Friday 31 August 2012

Top Gear and Nearing 50

Watching an old episode of Top Gear on BBC as I write this. Currently, James May is racing two twentysomethings, driving a Peueot 207. The twentysomethings are running, jumping over cars, buildings, that sort of thing, while Captain Slow is following the Liverpool roads. Typical Top Gear, I'd say.

Now, my daughter says I'm old. Age-old, in fact, long past the age when I understood even the slightest bit about anyone in her generation. Me watching Top Gear is all the proof anyone would ever need, she says. It's a old man's show but also a geek's show, and of no interest whatsoever.

I was rooting for Captain Slow right from the start. Young kids in funny clothes jumping from roofs? Oh please.

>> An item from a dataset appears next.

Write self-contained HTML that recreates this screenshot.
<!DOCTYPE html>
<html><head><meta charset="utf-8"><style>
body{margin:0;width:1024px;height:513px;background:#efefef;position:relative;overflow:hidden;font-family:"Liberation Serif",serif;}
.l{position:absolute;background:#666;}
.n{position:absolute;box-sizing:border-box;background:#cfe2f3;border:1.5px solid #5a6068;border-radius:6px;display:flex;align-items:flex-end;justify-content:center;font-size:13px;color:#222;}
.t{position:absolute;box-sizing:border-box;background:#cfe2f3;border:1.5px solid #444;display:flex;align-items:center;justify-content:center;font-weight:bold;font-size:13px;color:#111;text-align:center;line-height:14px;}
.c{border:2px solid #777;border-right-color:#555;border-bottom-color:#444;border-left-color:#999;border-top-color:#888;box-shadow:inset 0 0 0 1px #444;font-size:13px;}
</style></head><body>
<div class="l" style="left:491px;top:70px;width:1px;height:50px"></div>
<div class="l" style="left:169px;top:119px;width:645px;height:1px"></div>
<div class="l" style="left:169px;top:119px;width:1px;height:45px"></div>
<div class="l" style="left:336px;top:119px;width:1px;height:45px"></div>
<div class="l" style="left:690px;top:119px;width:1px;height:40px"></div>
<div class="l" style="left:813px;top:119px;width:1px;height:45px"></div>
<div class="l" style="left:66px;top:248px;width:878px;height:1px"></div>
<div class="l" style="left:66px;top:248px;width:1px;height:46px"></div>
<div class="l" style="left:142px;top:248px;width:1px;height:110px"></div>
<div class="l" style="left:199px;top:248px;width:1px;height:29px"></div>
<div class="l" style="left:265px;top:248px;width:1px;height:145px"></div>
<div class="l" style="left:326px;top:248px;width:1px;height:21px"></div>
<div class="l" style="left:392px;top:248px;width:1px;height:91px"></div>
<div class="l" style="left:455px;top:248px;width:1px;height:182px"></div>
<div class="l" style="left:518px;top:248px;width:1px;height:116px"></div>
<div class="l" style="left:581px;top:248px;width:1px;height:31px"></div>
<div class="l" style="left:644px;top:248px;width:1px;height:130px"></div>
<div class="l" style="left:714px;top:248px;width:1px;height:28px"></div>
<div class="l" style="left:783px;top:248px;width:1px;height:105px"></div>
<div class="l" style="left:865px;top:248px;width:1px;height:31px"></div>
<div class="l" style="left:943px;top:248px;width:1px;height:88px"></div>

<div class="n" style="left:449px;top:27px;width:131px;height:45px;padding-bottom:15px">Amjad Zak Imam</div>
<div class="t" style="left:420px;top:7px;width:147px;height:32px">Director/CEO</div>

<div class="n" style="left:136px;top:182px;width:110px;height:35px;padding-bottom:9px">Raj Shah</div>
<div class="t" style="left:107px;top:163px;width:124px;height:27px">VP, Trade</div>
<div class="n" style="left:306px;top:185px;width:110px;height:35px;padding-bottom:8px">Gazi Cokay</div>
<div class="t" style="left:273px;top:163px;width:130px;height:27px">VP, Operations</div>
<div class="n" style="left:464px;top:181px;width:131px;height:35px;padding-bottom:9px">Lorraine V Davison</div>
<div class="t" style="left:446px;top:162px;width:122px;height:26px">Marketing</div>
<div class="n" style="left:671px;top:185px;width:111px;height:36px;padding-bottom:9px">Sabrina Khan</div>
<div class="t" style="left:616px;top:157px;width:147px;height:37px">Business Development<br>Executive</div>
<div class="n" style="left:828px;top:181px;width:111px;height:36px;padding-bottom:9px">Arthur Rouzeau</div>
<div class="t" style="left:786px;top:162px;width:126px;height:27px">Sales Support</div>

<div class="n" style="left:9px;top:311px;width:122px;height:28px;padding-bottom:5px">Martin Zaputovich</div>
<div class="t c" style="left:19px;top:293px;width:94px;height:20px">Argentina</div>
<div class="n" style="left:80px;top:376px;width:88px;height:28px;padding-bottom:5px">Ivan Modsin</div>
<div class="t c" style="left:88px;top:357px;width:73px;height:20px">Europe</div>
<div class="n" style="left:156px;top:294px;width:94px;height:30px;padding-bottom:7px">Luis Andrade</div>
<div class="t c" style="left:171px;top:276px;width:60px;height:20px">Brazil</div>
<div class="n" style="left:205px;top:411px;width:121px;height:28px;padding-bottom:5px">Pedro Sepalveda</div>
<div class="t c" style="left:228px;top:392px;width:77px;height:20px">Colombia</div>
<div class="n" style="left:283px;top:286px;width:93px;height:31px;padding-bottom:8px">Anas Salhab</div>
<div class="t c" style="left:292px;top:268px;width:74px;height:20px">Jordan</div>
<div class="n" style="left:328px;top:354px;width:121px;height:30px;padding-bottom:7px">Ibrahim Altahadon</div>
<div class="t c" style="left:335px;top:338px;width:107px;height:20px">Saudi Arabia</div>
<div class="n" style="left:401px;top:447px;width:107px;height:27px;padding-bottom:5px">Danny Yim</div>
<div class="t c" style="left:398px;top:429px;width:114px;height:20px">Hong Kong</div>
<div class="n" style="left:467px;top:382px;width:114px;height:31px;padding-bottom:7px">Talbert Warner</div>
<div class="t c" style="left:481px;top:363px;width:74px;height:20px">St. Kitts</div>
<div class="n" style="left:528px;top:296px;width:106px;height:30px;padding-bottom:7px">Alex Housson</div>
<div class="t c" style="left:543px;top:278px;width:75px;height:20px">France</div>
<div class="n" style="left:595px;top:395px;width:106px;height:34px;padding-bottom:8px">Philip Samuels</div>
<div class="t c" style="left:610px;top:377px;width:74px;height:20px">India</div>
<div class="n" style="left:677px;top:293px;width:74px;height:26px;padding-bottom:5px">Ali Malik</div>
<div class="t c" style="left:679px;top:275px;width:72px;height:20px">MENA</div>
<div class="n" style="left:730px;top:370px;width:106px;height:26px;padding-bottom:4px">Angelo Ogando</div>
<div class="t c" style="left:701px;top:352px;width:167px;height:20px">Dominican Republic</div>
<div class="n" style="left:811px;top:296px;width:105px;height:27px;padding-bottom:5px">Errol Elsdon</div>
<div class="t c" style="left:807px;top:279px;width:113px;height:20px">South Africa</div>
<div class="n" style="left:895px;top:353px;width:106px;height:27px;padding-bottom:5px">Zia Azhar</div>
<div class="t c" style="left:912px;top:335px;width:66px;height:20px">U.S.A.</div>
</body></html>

Some dignity, please. And, for pete's sake, they are racing a car. Even Captain Slow can't lose that.

Right?

During the challenge (that's what they call it), it struck me that I may be choosing sides because of my age. It's a case of identification. May is roughly my age while the kids in funny clothes are probably more than 20 years younger. What if mine really isn't the only possible vantage point? What if someone, oh, I don't know, a younger person, would quite naturally hope the kids won? What if there was a TV series focussing on the kids and the grumpy old men were there to provide the stars with a challenge, not the other way around?

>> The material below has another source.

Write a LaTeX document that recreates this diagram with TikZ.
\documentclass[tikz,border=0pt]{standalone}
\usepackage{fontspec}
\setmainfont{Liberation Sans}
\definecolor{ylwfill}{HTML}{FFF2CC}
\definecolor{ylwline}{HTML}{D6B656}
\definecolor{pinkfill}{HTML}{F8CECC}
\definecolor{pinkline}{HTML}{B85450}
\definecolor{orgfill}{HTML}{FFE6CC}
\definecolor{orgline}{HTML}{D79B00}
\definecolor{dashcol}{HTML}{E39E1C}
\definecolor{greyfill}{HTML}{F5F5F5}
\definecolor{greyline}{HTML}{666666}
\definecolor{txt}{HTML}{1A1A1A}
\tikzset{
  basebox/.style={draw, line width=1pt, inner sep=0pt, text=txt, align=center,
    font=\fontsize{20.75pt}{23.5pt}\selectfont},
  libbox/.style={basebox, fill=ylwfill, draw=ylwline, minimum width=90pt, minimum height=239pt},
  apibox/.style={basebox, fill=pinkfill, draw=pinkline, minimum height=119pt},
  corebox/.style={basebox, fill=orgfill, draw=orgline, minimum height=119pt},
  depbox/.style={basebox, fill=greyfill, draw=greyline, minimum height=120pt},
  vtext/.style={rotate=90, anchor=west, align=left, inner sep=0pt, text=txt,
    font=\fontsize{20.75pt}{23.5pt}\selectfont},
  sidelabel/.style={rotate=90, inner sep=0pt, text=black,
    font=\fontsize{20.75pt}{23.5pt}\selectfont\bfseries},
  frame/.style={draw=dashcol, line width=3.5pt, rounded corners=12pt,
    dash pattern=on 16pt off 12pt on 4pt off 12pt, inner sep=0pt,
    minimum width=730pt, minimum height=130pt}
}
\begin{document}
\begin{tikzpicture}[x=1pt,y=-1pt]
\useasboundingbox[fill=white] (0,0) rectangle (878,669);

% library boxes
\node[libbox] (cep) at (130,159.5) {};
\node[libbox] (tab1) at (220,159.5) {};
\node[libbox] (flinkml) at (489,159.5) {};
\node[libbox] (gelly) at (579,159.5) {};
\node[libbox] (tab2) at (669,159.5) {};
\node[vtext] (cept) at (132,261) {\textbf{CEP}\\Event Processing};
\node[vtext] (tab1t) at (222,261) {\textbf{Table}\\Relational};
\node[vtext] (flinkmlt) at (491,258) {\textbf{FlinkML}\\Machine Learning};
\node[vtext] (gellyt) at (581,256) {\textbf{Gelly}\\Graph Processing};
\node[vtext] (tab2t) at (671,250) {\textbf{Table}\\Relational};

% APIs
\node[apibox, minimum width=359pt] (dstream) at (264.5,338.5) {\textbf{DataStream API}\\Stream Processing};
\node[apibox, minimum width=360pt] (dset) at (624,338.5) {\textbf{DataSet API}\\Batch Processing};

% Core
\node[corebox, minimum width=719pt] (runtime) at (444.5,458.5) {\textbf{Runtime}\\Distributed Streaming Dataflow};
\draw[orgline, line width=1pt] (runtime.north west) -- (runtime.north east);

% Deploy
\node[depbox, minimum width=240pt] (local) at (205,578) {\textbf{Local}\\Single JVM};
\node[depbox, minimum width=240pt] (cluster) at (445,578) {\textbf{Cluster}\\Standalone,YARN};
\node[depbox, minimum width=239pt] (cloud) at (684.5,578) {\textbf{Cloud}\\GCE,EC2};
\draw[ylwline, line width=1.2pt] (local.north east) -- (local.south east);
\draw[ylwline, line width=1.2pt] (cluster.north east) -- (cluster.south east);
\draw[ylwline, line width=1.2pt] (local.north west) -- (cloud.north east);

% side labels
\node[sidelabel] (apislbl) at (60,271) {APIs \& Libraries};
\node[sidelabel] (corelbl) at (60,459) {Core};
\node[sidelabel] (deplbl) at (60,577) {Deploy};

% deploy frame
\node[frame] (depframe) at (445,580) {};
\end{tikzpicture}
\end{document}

The kids won. Thankfully there's always another episode to look forward to.

Thursday 30 August 2012

Writing Copy

I've been busy writing commercial copy for our service and product portfolio. This is very hard. How does one express the advantages of our rather technical offerings without resorting to empty clichés and, frankly speaking, an unidentifiable product?

Unidentifiable? Well, yes, because at the core, the content management system we develop is far from being unique when described in market-speak. Nor are our services so different from those offered by our competitors when one is only allowed a bird's view, and a stratospheric bird's at that. Whatever our advantages, they start on a purely technical level and any explanation that won't immediately put the casual observer to sleep will, at best, be so superficial it borders on generic and therefore not unique.

This is why I don't usually write marketing copy. While I've often claimed not to be a programmer, I am certainly not a copywriter. I don't do the kind of head-first marketing that shamelessly exploits one cliché after another and claims everything to be either my invention or my company's, and, of course, bigger than, oh, I dunno, teh interwebz.

Because someone will always see right through you. In my case, it might well be someone I know.

Buy our products. They are awesome.

Monday 27 August 2012

Balisage Impressions, At Long Last

I tend to write these "long time no post" posts from time to time. It's a guilt thing, I suppose, and it's how this post began life.

This time, though, I did have things to write about. There is the Balisage 2012 markup conference I attended two weeks ago, and it would be such a waste not to post something on it. I gave a paper there, my little something on how to implement XProc with more XML, and I even participated in MarkLogic's demo jam with even more of the same. Great fun, that.

The most fun I had at Balisage had to do with listening to others give papers, however, with special mention having to go to Wendell Piez's talk about how to process LMNL (non-XML) markup. LMNL is all about overlapping structures, the kind of thing that XML just won't do, and it's absolutely awesome. For some reason I've not given the overlap problem (or, for that matter, the related problem with discontinuous structures) much thought lately. I should have. LMNL, it seems to me, should be very useful for analysing dead languages such as Middle Egyptian where overlapping markup could be used to present alternative interpretations for grammar, pronunciation, and so on. There's a paper begging to be written, right there. Next year, maybe.

It is good sometimes to remember that XML is not the answer to everything.

But there was more, a lot more. There were some excellent presenters, such as Steven Pemberton discussing abstraction errors (among others, in the C language), Norm Walsh with his compact XProc syntax proposal, and, of course, the undisputed king of keynotes, Michael Sperberg-McQueen, who, as Eric van der Vlist tweeted, "has a special gift to make each presenter feel clever in his closing keynotes." And so many others.

And I really should mention Betty Harvey's talk about implementing low-cost electronic documentation for a DoD contractor. In glorious SGML. I love history lessons, especially in my chosen field, and Betty's was a stroll down memory lane.

Anyway, Balisage was fun and you really should have been there. Or maybe not if you aren't into markup, but if so, why are you still reading this?